El país sigue funcionando, pero sin alma. Los ministerios gestionan, los tribunales firman, las conferencias repiten los mismos comunicados. La forma republicana persiste, pero el fondo democrático se ha ido vaciando. Vivimos una continuidad sin convicción: la democracia como escenografía, la legalidad como decorado. Y en ese teatro, cada actor —sea ministro, juez o periodista— finge normalidad para no enfrentarse al vacío.

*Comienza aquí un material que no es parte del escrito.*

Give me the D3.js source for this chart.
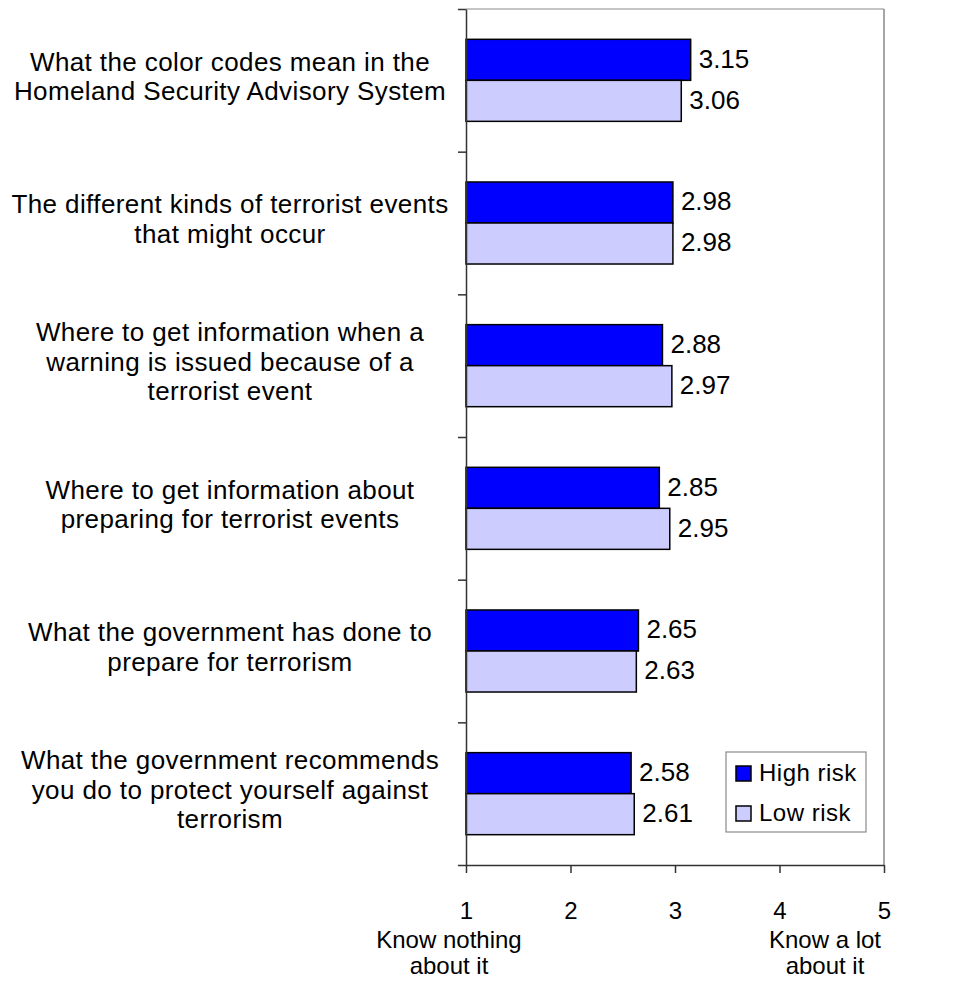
<!DOCTYPE html>
<html>
<head>
<meta charset="utf-8">
<script src="https://cdn.jsdelivr.net/npm/d3@7"></script>
<style>
body { margin: 0; background: #fff; }
svg text { font-family: "Liberation Sans", Arial, sans-serif; fill: #000; }
</style>
</head>
<body>
<div id="chart"></div>
<script>
var categories = [
    ["What the color codes mean in the", "Homeland Security Advisory System"],
    ["The different kinds of terrorist events", "that might occur"],
    ["Where to get information when a", "warning is issued because of a", "terrorist event"],
    ["Where to get information about", "preparing for terrorist events"],
    ["What the government has done to", "prepare for terrorism"],
    ["What the government recommends", "you do to protect yourself against", "terrorism"]
];
var highRisk = [3.15, 2.98, 2.88, 2.85, 2.65, 2.58];
var lowRisk = [3.06, 2.98, 2.97, 2.95, 2.63, 2.61];
var seriesNames = ["High risk", "Low risk"];
var seriesColors = ["#0000ff", "#ccccff"];
var xTicks = [1, 2, 3, 4, 5];
var xEndLabels = [["Know nothing", "about it"], ["Know a lot", "about it"]];

function init(){

    var w = 959;
    var h = 981;
    var left = 466, right = 884, top = 9, bottom = 865;

    var svg = d3.select("#chart")
                .append("svg")
                .attr("width", w)
                .attr("height", h)
                .style("display", "block");

    var xScale = d3.scaleLinear().domain([1, 5]).range([left, right]);

    var yScale = d3.scaleBand()
        .domain(d3.range(categories.length))
        .range([top, bottom])
        .paddingInner(0.425)
        .paddingOuter(0.2125);

    var sScale = d3.scaleBand().domain(seriesNames).range([0, yScale.bandwidth()]);

    var rows = categories.map(function(c, i){
        return {i: i, values: [highRisk[i], lowRisk[i]]};
    });

    // plot frame (top + right are grey)
    svg.append("line").attr("x1", left).attr("x2", right).attr("y1", top).attr("y2", top)
        .attr("stroke", "#8a8a8a").attr("stroke-width", 1.2);
    svg.append("line").attr("x1", right).attr("x2", right).attr("y1", top).attr("y2", bottom)
        .attr("stroke", "#8a8a8a").attr("stroke-width", 1.5);

    // bars
    var groups = svg.selectAll("g.row")
        .data(rows)
        .enter()
        .append("g")
        .attr("class", "row")
        .attr("transform", function(d){ return `translate(0,${yScale(d.i)})`; });

    groups.selectAll("rect")
        .data(function(d){ return d.values.map(function(v, k){ return {v: v, s: seriesNames[k], k: k}; }); })
        .enter()
        .append("rect")
        .attr("x", xScale(1))
        .attr("y", function(d){ return sScale(d.s); })
        .attr("width", function(d){ return xScale(d.v) - xScale(1); })
        .attr("height", sScale.bandwidth())
        .attr("fill", function(d){ return seriesColors[d.k]; })
        .attr("stroke", "#000")
        .attr("stroke-width", 1.5);

    groups.selectAll("text.val")
        .data(function(d){ return d.values.map(function(v, k){ return {v: v, s: seriesNames[k]}; }); })
        .enter()
        .append("text")
        .attr("class", "val")
        .text(function(d){ return d.v.toFixed(2); })
        .attr("x", function(d){ return xScale(d.v) + 8; })
        .attr("y", function(d){ return sScale(d.s) + sScale.bandwidth() / 2 + 8; })
        .attr("font-size", 26);

    // category axis (ticks between categories)
    var catAxisScale = d3.scaleLinear().domain([0, categories.length]).range([top, bottom]);
    var yAxis = d3.axisLeft(catAxisScale)
        .tickValues(d3.range(categories.length + 1))
        .tickFormat("")
        .tickSize(8)
        .tickSizeOuter(0);

    var gy = svg.append("g")
        .attr("transform", `translate(${left},0)`)
        .call(yAxis);
    gy.selectAll("path, line").attr("stroke", "#333").attr("stroke-width", 1.5);

    // category labels
    var lineH = 29.5;
    svg.append("g").selectAll("text")
        .data(rows)
        .enter()
        .append("text")
        .attr("text-anchor", "middle")
        .attr("font-size", 26)
        .attr("letter-spacing", 0.4)
        .each(function(d){
            var lines = categories[d.i];
            var cy = yScale(d.i) + yScale.bandwidth() / 2 + 5;
            var t = d3.select(this);
            lines.forEach(function(l, j){
                t.append("tspan")
                    .attr("x", 230)
                    .attr("y", cy + (j - (lines.length - 1) / 2) * lineH)
                    .text(l);
            });
        });

    // value axis
    var xAxis = d3.axisBottom(xScale)
        .tickValues(xTicks)
        .tickFormat(d3.format("d"))
        .tickSize(8)
        .tickSizeOuter(0)
        .tickPadding(29);

    var gx = svg.append("g")
        .attr("transform", `translate(0,${bottom})`)
        .call(xAxis);
    gx.selectAll("path, line").attr("stroke", "#333").attr("stroke-width", 1.5);
    gx.selectAll("text")
        .attr("font-size", 24)
        .attr("font-family", "Liberation Sans, Arial, sans-serif")
        .attr("fill", "#000");

    // end captions under the axis
    var capX = [xScale(1) - 17, xScale(5) - 59];
    svg.append("g").selectAll("text")
        .data(xEndLabels)
        .enter()
        .append("text")
        .attr("text-anchor", "middle")
        .attr("font-size", 24)
        .each(function(d, i){
            var t = d3.select(this);
            d.forEach(function(l, j){
                t.append("tspan")
                    .attr("x", capX[i])
                    .attr("y", 948 + j * 26)
                    .text(l);
            });
        });

    // legend
    var legend = svg.append("g").attr("transform", "translate(726,752)");
    legend.append("rect")
        .attr("width", 140).attr("height", 80)
        .attr("fill", "#fff")
        .attr("stroke", "#8a8a8a")
        .attr("stroke-width", 1.2);

    var items = legend.selectAll("g")
        .data(seriesNames)
        .enter()
        .append("g")
        .attr("transform", function(d, i){ return `translate(10,${14 + i * 40})`; });

    items.append("rect")
        .attr("width", 15).attr("height", 15)
        .attr("fill", function(d, i){ return seriesColors[i]; })
        .attr("stroke", "#000")
        .attr("stroke-width", 1.5);

    items.append("text")
        .text(function(d){ return d; })
        .attr("x", 23)
        .attr("y", 15)
        .attr("font-size", 24)
        .attr("letter-spacing", 0.5);
}
window.onload = init;
</script>
</body>
</html>
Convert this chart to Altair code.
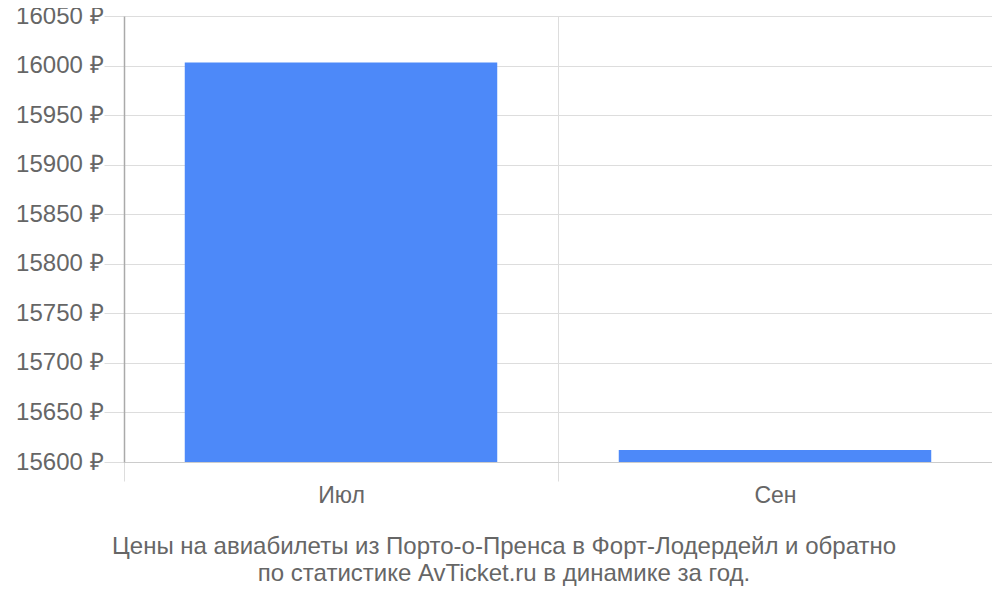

Al final, lo que revela este momento no es la fuerza del gobierno, sino su fragilidad. Un poder que necesita decretar la excepción para existir es un poder que ya ha perdido legitimidad. Y sin embargo, no todo está perdido. Todavía hay ojos que miran, periodistas que insisten, estudiantes que leen los comunicados de la UNAH y entienden su peso. Todavía hay voces que no se han rendido. Esa es la línea que separa la excepción del abismo.
El 30 de noviembre será una prueba vital para todos en Honduras. No solo para el gobierno. Porque si la excepción sobrevive a las urnas, dejará de ser un decreto. Se convertirá en cultura. Y cuando eso ocurra, ya no habrá Estado de excepción. Habrá país de excepción.